Au plan pratique, les arguments graduels ont en commun une prémisse empirique ou factuelle : le lacto-ovo-pesco-végétarisme mènera au véganisme; la viande et les autres produits d’animaux « heureux » mèneront au végétarisme et au véganisme; les réformes welfaristes amélioreront le climat social et politique en le rendant plus favorable à l’abolition. Pour que les arguments graduels fonctionnent, il faut qu’il y ait une relation causale claire entre la composante « porte d’entrée » (végétarisme, viande et autres produits d’animaux « heureux », réformes welfaristes) et l’objectif visé (véganisme, végétarisme, abolition de l’exploitation).

Le problème est qu’il n’y a aucune preuve à l’appui de cette relation causale. Même s’il existe certainement des végétariens qui sont devenus végans, il y existe aussi plusieurs végétariens qui ne deviendront jamais végans. En ce qui a trait à la prétention selon laquelle la viande et les autres produits d’animaux « heureux » mèneront au végétarisme qui nous mènera à son tour au véganisme, cette prétention non seulement n’est pas démontrée, mais les preuves vont plutôt dans la direction opposée. En effet, le mouvement en faveur de la viande « heureuse » nous fait plutôt reculer en ce que de plus en plus de gens – incluant certaines personnes qui ont été végétariennes ou même véganes – se sentent maintenant de nouveau à l’aise de consommer des produits d’origine animale. Après tout, si People for the Ethical Treatment of Animals attribue à Whole Foods le titre de Détaillant le plus respectueux des animaux, affirmant que « Whole Foods a toujours fait plus pour le bien-être des animaux que n’importe quel autre détaillant dans l’industrie, exigeant de ses producteurs qu’ils adhèrent à des standards stricts », l’organisme envoie très clairement le message que, même si ce n’est pas moralement idéal, il est moralement acceptable de manger le cadavre et les autres produits d’animaux qui sont vendus chez Whole Foods.

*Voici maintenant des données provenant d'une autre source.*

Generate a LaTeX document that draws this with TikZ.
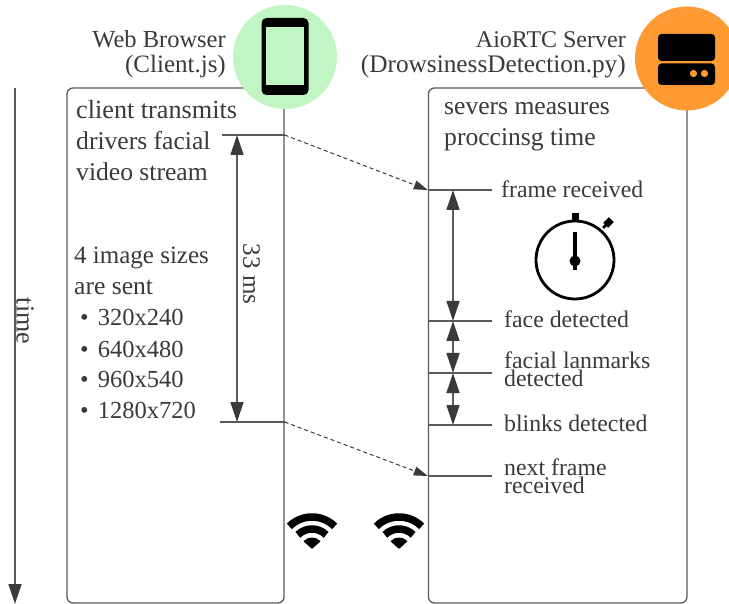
\documentclass[tikz,border=0pt]{standalone}
\usepackage{fontspec}
\setmainfont{Liberation Serif}
\usetikzlibrary{arrows.meta,positioning}
\definecolor{ink}{HTML}{3A3A3A}
\definecolor{edgegray}{HTML}{5A5A5A}
\definecolor{phonegreen}{HTML}{C1F5C4}
\definecolor{serverorange}{HTML}{FF9A33}
\tikzset{
  panel/.style={draw=edgegray,line width=1.3pt,rounded corners=6pt,fill=white,inner sep=0pt},
  big/.style={font=\fontsize{25.6}{28}\selectfont,text=ink,anchor=base west,inner sep=0pt},
  small/.style={font=\fontsize{23.8}{26}\selectfont,text=ink,anchor=base west,inner sep=0pt},
  sizes/.style={font=\fontsize{24.5}{26}\selectfont,text=ink,anchor=base west,inner sep=0pt},
  title/.style={font=\fontsize{24.5}{26}\selectfont,text=ink,anchor=base east,inner sep=0pt},
  tick/.style={draw=edgegray,line width=1.3pt},
  span/.style={draw=edgegray,line width=1.3pt,{Triangle[length=20pt,width=13pt,color=ink]}-{Triangle[length=20pt,width=13pt,color=ink]}},
  link/.style={draw=ink,line width=1pt,dash pattern=on 4pt off 3pt,-{Triangle[length=14pt,width=9pt,color=ink]}},
  badge/.style={circle,inner sep=0pt,minimum size=104pt}
}
\newcommand{\wifisign}[1]{%
  \begin{scope}[shift={(#1,549)},y=1pt,line join=round]
    \fill[black,draw=black,line width=1pt] (0,0.8) -- (135:11pt) arc[start angle=135,end angle=45,radius=11pt] -- cycle;
    \draw[black,line width=7.5pt] (135:20pt) arc[start angle=135,end angle=45,radius=20pt];
    \draw[black,line width=7.5pt] (135:32pt) arc[start angle=135,end angle=45,radius=32pt];
  \end{scope}}
\begin{document}
\begin{tikzpicture}[x=1pt,y=-1pt]
\useasboundingbox (0,0) rectangle (729,604);
\clip (0,0) rectangle (729,604);
% panels
\node[panel,minimum width=217pt,minimum height=515pt] (client) at (175.5,345.5) {};
\node[panel,minimum width=258.5pt,minimum height=515pt] (server) at (557.7,345.5) {};
% badges
\node[badge,fill=phonegreen] (phonebadge) at (285,57) {};
\node[badge,fill=serverorange] (serverbadge) at (687,58.5) {};
% phone icon
\fill[black,rounded corners=5pt] (261.5,18) rectangle (308.5,95);
\fill[phonegreen] (265.5,27.5) rectangle (304,85);
% server icon
\fill[black,rounded corners=3.5pt] (658,34) rectangle (715,61);
\fill[black,rounded corners=3.5pt] (658,63.5) rectangle (715,85);
\fill[serverorange] (693.5,73.5) circle[radius=3.6pt] (704.5,73.5) circle[radius=3.6pt];
% titles
\node[title] (t1) at (226,48) {Web Browser};
\node[title,font=\fontsize{25}{26}\selectfont] (t2) at (226,73) {(Client.js)};
\node[title,font=\fontsize{24}{26}\selectfont] (t3) at (626,48) {AioRTC Server};
\node[title,font=\fontsize{25.3}{26}\selectfont] (t4) at (626,73) {(DrowsinessDetection.py)};
% time axis
\coordinate (timetop) at (15,88);
\coordinate (timeend) at (15,604);
\draw[edgegray,line width=1.3pt,-{Triangle[length=20pt,width=13pt,color=ink]}] (timetop) -- (timeend);
\node[font=\fontsize{26}{28}\selectfont,text=ink,rotate=-90,inner sep=0pt] (timelabel) at (25,321) {time};
% client text
\node[big,font=\fontsize{26.2}{28}\selectfont] (c1) at (76,119) {client transmits};
\node[big] (c2) at (76,150) {drivers facial};
\node[big] (c3) at (76,181) {video stream};
\node[big,font=\fontsize{25}{28}\selectfont] (c4) at (74,264) {4 image sizes};
\node[big] (c5) at (74,295) {are sent};
\node[sizes] (s1) at (80,326) {•\hspace{9pt}320x240};
\node[sizes] (s2) at (80,357) {•\hspace{9pt}640x480};
\node[sizes] (s3) at (80,388) {•\hspace{9pt}960x540};
\node[sizes] (s4) at (80,418) {•\hspace{9pt}1280x720};
% client ticks
\coordinate (a1) at (222,135);
\coordinate (a2) at (client.east |- a1);
\coordinate (b1) at (220,422);
\coordinate (b2) at (client.east |- b1);
\draw[tick] (a1) -- (a2);
\draw[tick] (b1) -- (b2);
\coordinate (m1) at (237,135);
\coordinate (m2) at (237,422);
\draw[span] (m1) -- (m2);
\node[font=\fontsize{25}{27}\selectfont,text=ink,rotate=-90,inner sep=0pt] (ms) at (251.5,274) {33 ms};
% server text
\node[big] (v1) at (444,115) {severs measures};
\node[big] (v2) at (444,146) {proccinsg time};
\node[small] (f1) at (501,198) {frame received};
\node[small] (f2) at (504,328) {face detected};
\node[small] (f3) at (504,368) {facial lanmarks};
\node[small] (f4) at (504,386) {detected};
\node[small] (f5) at (504,431) {blinks detected};
\node[small] (f6) at (504,475) {next frame};
\node[small] (f7) at (504,493) {received};
% server ticks
\foreach \n/\yy in {r1/190,r2/321,r3/373,r4/425,r5/476}{
  \coordinate (\n) at (server.west |- 0,\yy);
  \coordinate (\n e) at (492,\yy);
  \coordinate (\n m) at (453,\yy);
  \draw[tick] (\n) -- (\n e);
}
\draw[span] (r1m) -- (r2m);
\draw[span] (r2m) -- (r3m);
\draw[span] (r3m) -- (r4m);
% dashed links
\draw[link] (a2) -- (r1);
\draw[link] (b2) -- (r5);
% stopwatch
\draw[black,line width=2.8pt] (575,260) circle[radius=39pt];
\fill[black] (571.5,213) rectangle (578.5,222);
\draw[black,line width=3.2pt] (575,232) -- (575,270);
\fill[black] (575,261) circle[radius=5.5pt];
\fill[black,rotate around={45:(608.5,222.5)}] (604.5,219) rectangle (612.5,226);
\draw[black,line width=2.5pt] (603,228) -- (606,225);
% wifi
\wifisign{312}
\wifisign{399}
\end{tikzpicture}
\end{document}
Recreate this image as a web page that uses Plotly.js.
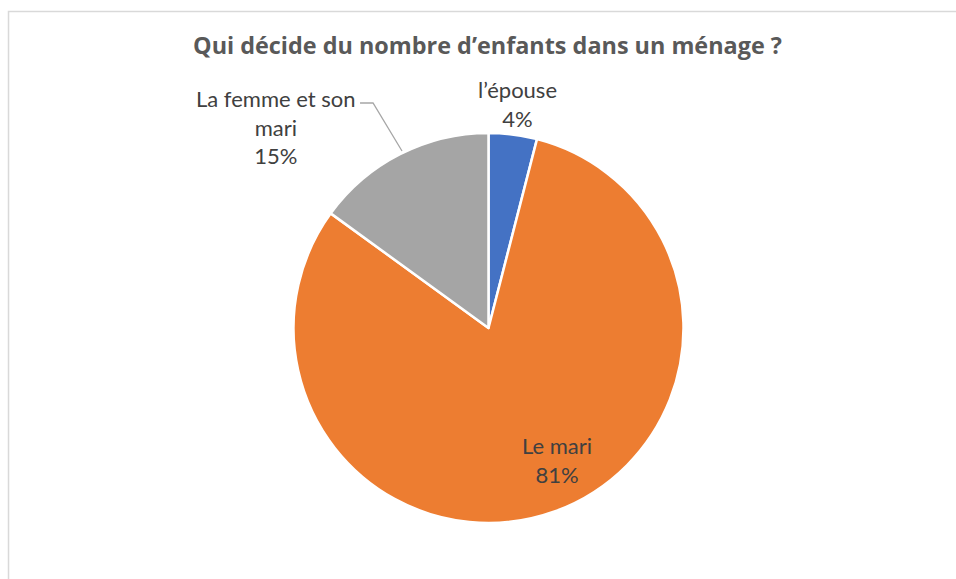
<!DOCTYPE html>
<html>
<head>
<meta charset="utf-8">
<script src="https://cdn.plot.ly/plotly-3.0.1.min.js"></script>
<style>
  html, body { margin: 0; padding: 0; background: #fff; }
  #chart { width: 956px; height: 579px; }
</style>
</head>
<body>
<div id="chart"></div>
<script>
// slices, clockwise from 12 o'clock
const labels = ['l\u2019épouse', 'Le mari', 'La femme et son mari'];
const values = [4, 81, 15];
const colors = ['#4472C4', '#ED7D31', '#A5A5A5'];
// label text as displayed (line breaks like the original)
const labelLines = ['l\u2019épouse', 'Le mari', 'La femme et son<br>mari'];
// label block centres in px (of the 956x579 picture)
const labelPos = [[517, 104], [557, 460], [276, 127]];

const W = 956, H = 579;
const cx = 488.5, cy = 328, r = 195;

const fontFam = 'Lato, "Open Sans", sans-serif';

const trace = {
  type: 'pie',
  labels: labels,
  values: values,
  sort: false,
  direction: 'clockwise',
  rotation: 0,
  marker: { colors: colors, line: { color: '#ffffff', width: 2.5 } },
  textinfo: 'none',
  hoverinfo: 'label+percent',
  showlegend: false,
  domain: {
    x: [(cx - r) / W, (cx + r) / W],
    y: [1 - (cy + r) / H, 1 - (cy - r) / H]
  }
};

const total = values.reduce((a, b) => a + b, 0);
const annotations = labels.map((lab, i) => ({
  xref: 'paper', yref: 'paper',
  x: labelPos[i][0] / W,
  y: 1 - labelPos[i][1] / H,
  xanchor: 'center', yanchor: 'middle',
  showarrow: false,
  align: 'center',
  text: labelLines[i] + '<br>' + Math.round(values[i] / total * 100) + '%',
  font: { family: fontFam, size: 22, color: '#404040' }
}));

// leader line for the grey slice label
const px = (x) => (x / W).toFixed(4);
const py = (y) => (1 - y / H).toFixed(4);
const shapes = [
  {
    type: 'path', xref: 'paper', yref: 'paper',
    path: 'M ' + px(360) + ' ' + py(103) + ' L ' + px(373) + ' ' + py(103) + ' L ' + px(402) + ' ' + py(151),
    line: { color: '#A6A6A6', width: 1.3 }
  },
  // chart frame (cropped at right and bottom)
  {
    type: 'path', xref: 'paper', yref: 'paper',
    path: 'M ' + px(8.5) + ' ' + py(585) + ' L ' + px(8.5) + ' ' + py(11.5) + ' L ' + px(960) + ' ' + py(11.5),
    line: { color: '#D9D9D9', width: 1.5 }
  }
];

const layout = {
  width: W,
  height: H,
  margin: { l: 0, r: 0, t: 0, b: 0 },
  paper_bgcolor: '#ffffff',
  title: {
    text: '<b>Qui décide du nombre d\u2019enfants dans un ménage ?</b>',
    x: 487.5 / W, xanchor: 'center',
    y: 1 - 46 / H, yanchor: 'middle',
    font: { family: '"Open Sans", Lato, sans-serif', size: 23.4, color: '#595959' }
  },
  annotations: annotations,
  shapes: shapes
};

Plotly.newPlot('chart', [trace], layout, { displayModeBar: false, staticPlot: true });
</script>
</body>
</html>
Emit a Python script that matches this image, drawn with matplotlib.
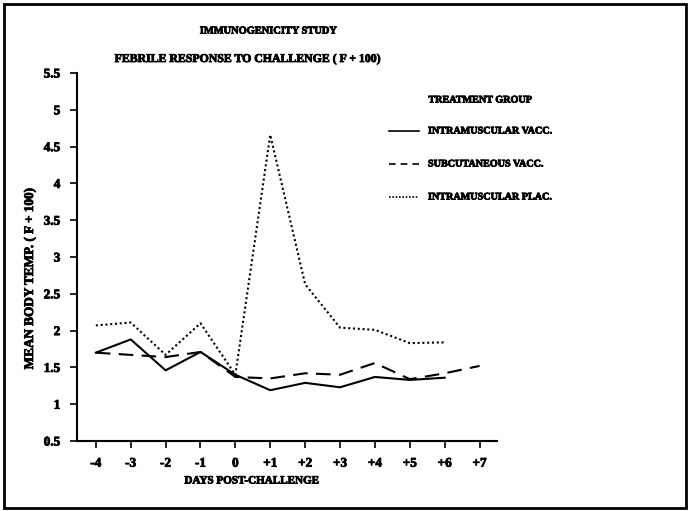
import numpy as np
import matplotlib.pyplot as plt
import matplotlib.patheffects as pe
from matplotlib.patches import Rectangle

# data
days = [-4, -3, -2, -1, 0, 1, 2, 3, 4, 5, 6, 7]
day_labels = ['-4', '-3', '-2', '-1', '0', '+1', '+2', '+3', '+4', '+5', '+6', '+7']

im_vacc = [1.70, 1.88, 1.46, 1.71, 1.40, 1.19, 1.29, 1.23, 1.37, 1.33, 1.36]
sc_vacc = [1.70, 1.67, 1.64, 1.71, 1.37, 1.35, 1.42, 1.40, 1.56, 1.34, 1.42, 1.52]
im_plac = [2.07, 2.11, 1.67, 2.10, 1.40, 4.66, 2.63, 2.04, 2.01, 1.83, 1.84]

yticks = [0.5, 1, 1.5, 2, 2.5, 3, 3.5, 4, 4.5, 5, 5.5]
ytick_labels = ['0.5', '1', '1.5', '2', '2.5', '3', '3.5', '4', '4.5', '5', '5.5']

W, H = 690, 511
# the scan's text is smeared and heavy, a thin stroke mimics that
heavy = [pe.withStroke(linewidth=0.6, foreground='black')]
font = dict(family='Liberation Serif', weight='bold', size=8, path_effects=heavy)
tick_font = dict(family='Liberation Serif', weight='bold', size=9.5, path_effects=heavy)

fig = plt.figure(figsize=(W / 100, H / 100), dpi=100)
fig.patch.set_facecolor('white')

# outer frame of the page
fig.patches.append(Rectangle((4 / W, 3 / H), 682 / W, 504 / H, transform=fig.transFigure,
                             fill=False, edgecolor='black', linewidth=2))

ax = fig.add_axes([77 / W, 1 - 441 / H, (497 - 77) / W, (441 - 73) / H])
ax.plot(days[:len(im_vacc)], im_vacc, color='black', lw=1.5, ls='-')
ax.plot(days[:len(sc_vacc)], sc_vacc, color='black', lw=1.5, ls=(0, (7, 4)))
ax.plot(days[:len(im_plac)], im_plac, color='black', lw=1.5, ls=(0, (1, 1.3)))

ax.set_xlim(-4.54, 7.5)
ax.set_ylim(0.5, 5.5)
ax.set_xticks(days)
ax.set_xticklabels(day_labels, **tick_font)
ax.set_yticks(yticks)
ax.set_yticklabels(ytick_labels, **tick_font)
ax.tick_params(direction='out', length=5, width=1.2, pad=7, colors='black')
for s in ['top', 'right']:
    ax.spines[s].set_visible(False)
for s in ['left', 'bottom']:
    ax.spines[s].set_linewidth(1.5)

# titles and axis labels placed as in the scan
fig.text(268 / W, 1 - 31 / H, 'IMMUNOGENICITY STUDY', ha='center', va='center',
         family='Liberation Serif', weight='bold', size=7.5, path_effects=heavy)
fig.text(247 / W, 1 - 59 / H, 'FEBRILE RESPONSE TO CHALLENGE ( F + 100)', ha='center', va='center',
         family='Liberation Serif', weight='bold', size=8.5, path_effects=heavy)
fig.text(252 / W, 1 - 481 / H, 'DAYS POST-CHALLENGE', ha='center', va='center', **font)
fig.text(30 / W, 1 - 278 / H, 'MEAN BODY TEMP. ( F + 100)', ha='center', va='center', rotation=90,
         family='Liberation Serif', weight='bold', size=9.5, path_effects=heavy)

# legend drawn by hand like the original
fig.text(480 / W, 1 - 100 / H, 'TREATMENT GROUP', ha='center', va='center',
         family='Liberation Serif', weight='bold', size=7.3, path_effects=heavy)
legend_items = [('INTRAMUSCULAR VACC.', '-'),
                ('SUBCUTANEOUS VACC.', (0, (4, 3))),
                ('INTRAMUSCULAR PLAC.', (0, (1, 1)))]
for i, (lab, ls) in enumerate(legend_items):
    yy = 1 - (131 + i * 33) / H
    fig.add_artist(plt.Line2D([389 / W, 419 / W], [yy, yy], color='black', lw=1.2, ls=ls,
                              transform=fig.transFigure))
    fig.text(428 / W, yy, lab, ha='left', va='center',
             family='Liberation Serif', weight='bold', size=7.3, path_effects=heavy)

fig.savefig('out.png', dpi=100, facecolor='white')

Et quant à l’affirmation selon laquelle les réformes welfaristes représentent un pas vers l’acceptation sociale et la réalisation de l’abolition de l’exploitation, non seulement elle manque de justification empirique, mais elle est clairement fausse. L’approche en faveur du bien-être animal constitue le paradigme moral et légal dominant depuis maintenant 200 ans et nous utilisons plus d’animaux nonhumains, que nous traitons de manière plus horrible, que jamais nous l’avons fait auparavant. Il n’y a aucune preuve historique que les réformes welfaristes mèneront à quoi que ce soit d’autre que plus encore d’exploitation animale.

Nous ne pouvons pas justifier l’exploitation animale au plan moral. Les arguments graduels contredisent les droits fondamentaux des nonhumains à ne pas être traités comme des ressources pour les humains et reposent sur des prémisses factuelles qui ne sont fondées sur aucune donnée empirique et dont la fausseté peut être démontrée.